In meetings, we sit around and discuss the harsh realities of our lives. That feels far more real to me than sitting in pews or chairs at a church service. Church is a social place where polite conversation is had. I've never been to a church function where people talked to each other about the horrors of abuse, of being homeless, of not feeling comfortable in their own skin. Those kind of conversations fall under the Too Much Information banner, it seems. The things we deal with in the rooms are the issues polite society doesn't discuss, either because they condemn us or because they flat-out have no idea what to say or how to handle it.

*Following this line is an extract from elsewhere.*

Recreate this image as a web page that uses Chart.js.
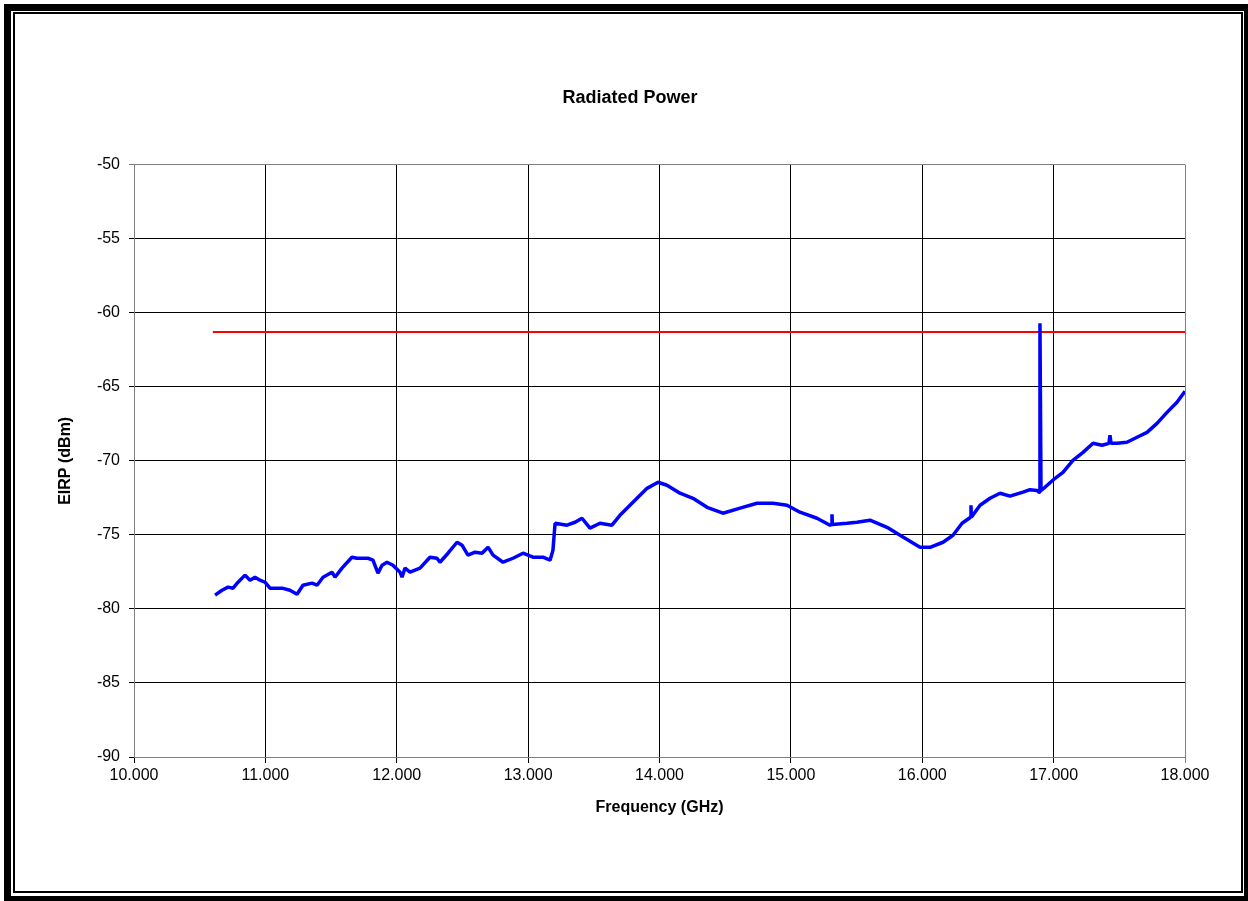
<!DOCTYPE html>
<html>
<head>
<meta charset="utf-8">
<title>Radiated Power</title>
<script src="https://cdn.jsdelivr.net/npm/chart.js@4"></script>
<style>
    html, body { margin: 0; padding: 0; background: #fff; }
    #wrap { position: relative; width: 1248px; height: 901px; overflow: hidden; }
    #chart { position: absolute; left: 0; top: 0; }
    .outer { position: absolute; left: 4px; top: 4px; width: 1244px; height: 897px; box-sizing: border-box;
             border-style: solid; border-color: #000; border-width: 7px 4px 5px 7px; pointer-events: none; }
    .inner { position: absolute; left: 13px; top: 12px; width: 1230px; height: 881px; box-sizing: border-box;
             border: 2px solid #000; pointer-events: none; }
</style>
</head>
<body>
<div id="wrap">
    <canvas id="chart" width="1248" height="901"></canvas>
    <div class="outer"></div>
    <div class="inner"></div>
</div>
<script>
const freqGHz = [
    10.617, 10.670, 10.716, 10.754, 10.792, 10.845, 10.883, 10.921, 10.959, 10.997,
    11.035, 11.073, 11.127, 11.187, 11.241, 11.286, 11.355, 11.393, 11.439, 11.507,
    11.530, 11.583, 11.659, 11.697, 11.736, 11.781, 11.819, 11.857, 11.888, 11.926,
    11.971, 12.025, 12.040, 12.063, 12.101, 12.177, 12.253, 12.306, 12.329, 12.390,
    12.459, 12.497, 12.542, 12.596, 12.649, 12.695, 12.733, 12.809, 12.885, 12.961,
    13.037, 13.113, 13.167, 13.189, 13.205, 13.296, 13.357, 13.410, 13.471, 13.547,
    13.638, 13.699, 13.798, 13.905, 13.989, 14.057, 14.156, 14.255, 14.362, 14.483,
    14.613, 14.742, 14.864, 14.971, 15.069, 15.199, 15.298, 15.310, 15.313, 15.316,
    15.427, 15.503, 15.602, 15.732, 15.831, 15.983, 16.059, 16.158, 16.234, 16.303,
    16.368, 16.371, 16.374, 16.440, 16.516, 16.592, 16.668, 16.767, 16.820, 16.873,
    16.889, 16.896, 16.904, 16.934, 17.011, 17.071, 17.147, 17.224, 17.300, 17.368,
    17.421, 17.429, 17.437, 17.482, 17.558, 17.635, 17.711, 17.787, 17.863, 17.939,
    18.000
];
const eirpDbm = [
    -79.07, -78.74, -78.53, -78.60, -78.20, -77.72, -78.06, -77.86, -78.06, -78.20,
    -78.60, -78.60, -78.60, -78.74, -79.01, -78.40, -78.26, -78.40, -77.86, -77.52,
    -77.86, -77.25, -76.51, -76.58, -76.58, -76.58, -76.71, -77.59, -77.05, -76.85,
    -77.05, -77.52, -77.86, -77.25, -77.52, -77.25, -76.51, -76.58, -76.85, -76.24,
    -75.50, -75.70, -76.37, -76.17, -76.24, -75.83, -76.37, -76.85, -76.58, -76.24,
    -76.51, -76.51, -76.71, -76.04, -74.22, -74.35, -74.15, -73.88, -74.55, -74.22,
    -74.35, -73.68, -72.80, -71.86, -71.45, -71.65, -72.19, -72.53, -73.14, -73.54,
    -73.20, -72.87, -72.87, -73.00, -73.47, -73.88, -74.35, -74.30, -73.61, -74.30,
    -74.22, -74.15, -74.01, -74.49, -75.03, -75.84, -75.84, -75.50, -75.03, -74.22,
    -73.81, -73.00, -73.81, -73.00, -72.53, -72.19, -72.39, -72.12, -71.95, -72.00,
    -72.12, -60.72, -72.00, -71.79, -71.18, -70.78, -69.97, -69.43, -68.82, -68.95,
    -68.82, -68.28, -68.82, -68.82, -68.75, -68.41, -68.08, -67.47, -66.73, -66.05,
    -65.30
];

// Límite
const limitFreq = [10.6, 18.0];
const limitDbm = [-61.3, -61.3];

const xTicks = [10, 11, 12, 13, 14, 15, 16, 17, 18];
const yTicks = [-90, -85, -80, -75, -70, -65, -60, -55, -50];

const toPoints = (xs, ys) => xs.map((x, i) => ({ x: x, y: ys[i] }));

const fontFamily = '"Liberation Sans", Arial, sans-serif';

new Chart(document.getElementById('chart').getContext('2d'), {
    type: 'line',
    data: {
        datasets: [{
            label: 'EIRP',
            data: toPoints(freqGHz, eirpDbm),
            borderColor: '#0000ff',
            borderWidth: 3.5,
            borderJoinStyle: 'bevel',
            pointRadius: 0,
            tension: 0
        }, {
            label: 'Limit',
            data: toPoints(limitFreq, limitDbm),
            borderColor: '#ff0000',
            borderWidth: 2,
            pointRadius: 0,
            tension: 0
        }]
    },
    options: {
        responsive: false,
        animation: false,
        layout: { padding: { left: 75, right: 63, top: 0, bottom: 82 } },
        plugins: {
            legend: { display: false },
            tooltip: { enabled: false },
            title: {
                display: true,
                text: 'Radiated Power',
                color: '#000',
                font: { family: fontFamily, size: 18, weight: 'bold' },
                padding: { top: 87, bottom: 56 }
            }
        },
        scales: {
            x: {
                type: 'linear',
                min: xTicks[0],
                max: xTicks[xTicks.length - 1],
                afterBuildTicks: s => { s.ticks = xTicks.map(v => ({ value: v })); },
                afterFit: s => { s.height = 62; },
                ticks: {
                    color: '#000',
                    font: { family: fontFamily, size: 16 },
                    padding: 3,
                    maxRotation: 0,
                    callback: v => v.toFixed(3)
                },
                grid: {
                    color: ctx => (ctx.tick && ctx.tick.value === 18) ? '#808080' : '#000',
                    lineWidth: 1,
                    tickLength: 6
                },
                border: { color: '#808080', width: 1 },
                title: {
                    display: true,
                    text: 'Frequency (GHz)',
                    color: '#000',
                    font: { family: fontFamily, size: 16, weight: 'bold' },
                    padding: { top: 0, bottom: 2 }
                }
            },
            y: {
                min: yTicks[0],
                max: yTicks[yTicks.length - 1],
                afterBuildTicks: s => { s.ticks = yTicks.map(v => ({ value: v })); },
                afterFit: s => { s.width = 59; },
                ticks: {
                    color: '#000',
                    font: { family: fontFamily, size: 16 },
                    padding: 9
                },
                grid: {
                    color: ctx => (ctx.tick && ctx.tick.value === -50) ? '#808080' : '#000',
                    lineWidth: 1,
                    tickLength: 5
                },
                border: { color: '#808080', width: 1 },
                title: {
                    display: true,
                    text: 'EIRP (dBm)',
                    color: '#000',
                    font: { family: fontFamily, size: 16, weight: 'bold' },
                    padding: { top: -19, bottom: 0 }
                }
            }
        }
    }
});
</script>
</body>
</html>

I need the Real that we talk about in meetings. I need to hear the stories of being raped, of being strungout, of being passed-out drunk in jail. I need to hear others talk about their emotional pain--feeling lonely, desperate, and hopeless--because it's how I felt for so long. I need to share and talk about my own trauma, too. I need to have a spiritual practice, a fellowship, with other people who I can talk to about what it's like to be me, listen to them talk about what it's like to be themselves, and where we all nod and understand because we can relate. We truly do understand. It's right there in the literature: the theraputic value of one alcoholic or addict helping another is without parallel. Only we truly know what we go through.
They say religion is for people who don't want to go to hell; 12-steps is for people who've been there.